Women are wronged in each of these stories, and yet how the tragedy unfolds is different in each. In the titular story, "Heart Lamp", for example, a woman tries to rally support from her family to speak up against her cheating husband, but all she gets is advice to go back and thank her stars that things aren’t worse for her.
In many of the stories in this collection, Mushtaq paints the mother-daughter relationship exquisitely. In the story “Heart Lamp” as well as the first story of the collection, “Stone Slabs for Shaista Mahal”, for example, you see the eldest daughters as inheritors of misfortune, responsibility–and potentially grave prospects–from their mothers. There are no fairytale endings in these stories; and when a resolution is offered at all, it is often a compromise cobbled together by the women themselves.

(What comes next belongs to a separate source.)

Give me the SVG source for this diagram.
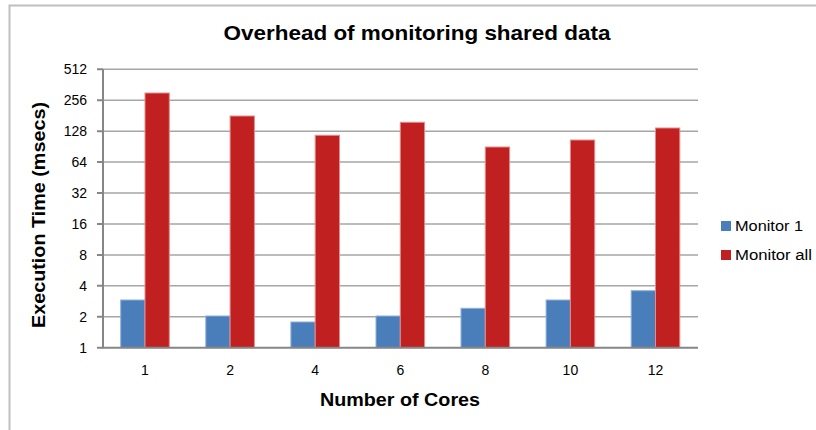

Over and over again, Mushtaq’s stories show us men who are drunk on their own importance, who are fickle, who are entitled. The women in her stories–even when they seem independent, educated, well-settled–are easily displaced, disadvantaged, dismissed by these same men who claim to love them.
By her own admission, the short story is Banu Mushtaq’s favourite genre to write. This love of writing short stories shows in 'Heart Lamp', where the writer, and translator, convey the–often tragic–lot of their protagonists in story after story, through short–even sprightly–sentences that convey the unfairness and the tragedy of it all with a lightness that only serves to highlight it more.
A lawyer and activist in addition to being a writer, Mushtaq has talked about her own struggles with her conservative in-laws and postpartum depression in interviews since the book was nominated for the international prize. Indeed, the story "Heart Lamp" draws on her own experience, of dousing herself in white petrol with the intent to self-immolate. In life, her husband prevented her effort at self-harm, whereas in the story, it is the protagonists' children.
Max Porter, chair of the International Booker Prize 2025 judges, explained why 'Heart Lamp' won on The Booker Prizes substack: "These beautiful, busy, life-affirming stories rise from Kannada, interspersed with the extraordinary socio-political richness of other languages and dialects. It speaks of women’s lives, reproductive rights, faith, caste, power and oppression... This was the book the judges really loved, right from our first reading."
Speaking to The Booker Prizes website, Banu Mushtaq said: "My stories are about women – how religion, society, and politics demand unquestioning obedience from them, and in doing so, inflict inhumane cruelty upon them, turning them into mere subordinates. The daily incidents reported in the media and the personal experiences I have endured have been my inspiration."